Buy, Sell, Trade? The Currency of Identity
Diaspora Dialogues
November 1, 2011
Diaspora Dialogues and Harbourfront Centre present Buy, Sell, Trade? The Currency of Identity
Thursday November 10, 2011
A discussion exploring identity and representation issues in storytelling featuring a moderated panel that includes novelist Priscila Uppal, theatre artist Ins Choi, and writer-in-residence at U of T’s First Nations House, Cherie Dimaline. Moderated by the Globe and Mail’s Kate Taylor. The audience will contribute one-word “identifiers” that the panel will randomly select and use to collectively to build characters and discuss challenges that arise in storytelling.
7pm | Studio Theatre | PWYC
Priscila Uppal is a Toronto poet, fiction writer and York University professor. Among her publications are eight collections of poetry, most recently, Ontological Necessities (2006; shortlisted for the $50,000 Griffin Poetry Prize), Traumatology (2010), Successful Tragedies: Poems 1998-2010 (Bloodaxe Books, U.K.), and Winter Sport: Poems; the critically-acclaimed novels The Divine Economy of Salvation (2002) and To Whom It May Concern (2009); and the study We Are What We Mourn: The Contemporary English-Canadian Elegy(2009).

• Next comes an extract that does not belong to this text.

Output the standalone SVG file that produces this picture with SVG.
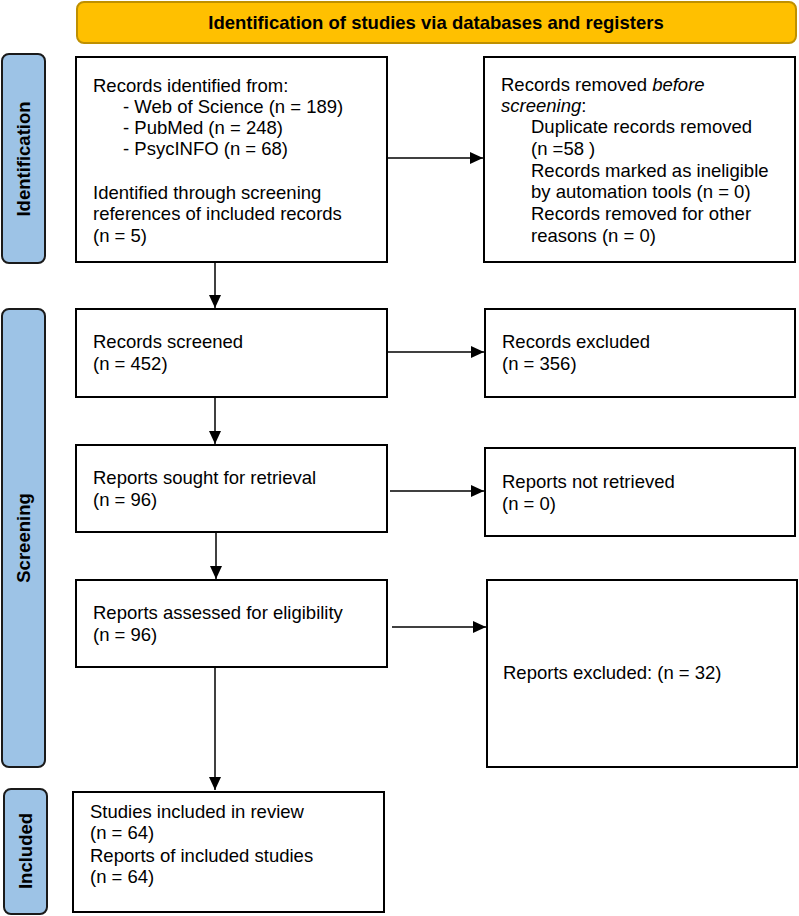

Her work has been published internationally and translated into Croatian, Dutch, French, Greek, Italian, Korean and Latvian. She was poet-in-residence for Canadian Athletes Now during the 2010 Vancouver Olympic and Paralympic games. Time Out London recently dubbed her “Canada’s coolest poet.” For more information visit priscilauppal.ca.
Ins Choi is an actor and a playwright who was born in Korea, grew up in Scarborough and now resides in Toronto with his lovely wife and their two kids. His play Kim’s Convenience, which won the Best New Play award and the Patron’s Pick at this summer’s Toronto Fringe festival will launch soulpepper’s 2012 season this January.
Other theatre credits include: A Midsummer Night’s Dream, Death of a Salesman, Window on Toronto, The Cherry Orchard, Oh What a Lovely War (Dora-nomination, soulpepper); Lady in the Red Dress (fu-GEN—Dora nomination); Hamlet, Taming of the Shrew, The Odyssey(Stratford); Banana Boys (fu-GEN—Dora nomination); The Comedy of Errors (CanStage); Hongbu and Nolbu and the Magic Pumpkins (YPT).
Upcoming: (re)birth: ee cummings in song (Global Cabaret Festival), Enter the Shadow: the life of a b-boy (Harbourfront Centre), 2000Candles (the Arts Engine), Kim’s Convenience (soulpepper).
Cherie Dimaline is the writer-in-residence for First Nations House at the University of Toronto. Her first book, Red Rooms, was published in 2007.
Her work appears in two 2011 McGraw-Hill Ryerson texts; an anthology of love stories called Zaagidiwin (Ningwakwe Press); in a limited edition volume of gothic stories about Toronto produced for the 2009 Luminato Festival (Diaspora Dialogues) and will be featured in several upcoming collections including Exotic Gothic 4 (PS Publishing) and a book of traditional Metis Rogarou tales (University of Alberta). In 2010, she published Seven Gifts for Cedar, a children’s book geared towards Aboriginal family literacy. Her novel The Girl Who Grew a Galaxy will be published in 2012 by Theytus Books.
Cherie and her husband live in Toronto where she is the editor of First Nations House Magazine and a member of the founding editorial board for Muskrat Magazine, an online indigenous publication.
Kate Taylor is a feature writer in the Globe and Mail’s Arts section, writing on cultural affairs.
Born in France and raised in Ottawa, Kate studied history and art history at the University of Toronto before completing a Masters in Journalism at the University of Western Ontario in London, Ontario.
She is also a prize-winning novelist. Her critically acclaimed 2003 novel Madame Proust and the Kosher Kitchen won the City of Toronto Book Award and was a regional winner of the Commonwealth Writers Prize, taking the award for best first novel in Canada and the Caribbean. Her 2010 novel A Man in Uniform was nominated for the Ontario Library Association’s Evergreen Award.
In 2009-2010, Kate served as the Atkinson Fellow, researching Canadian cultural sovereignty in the digital age for a series of articles that appeared in the Toronto Star.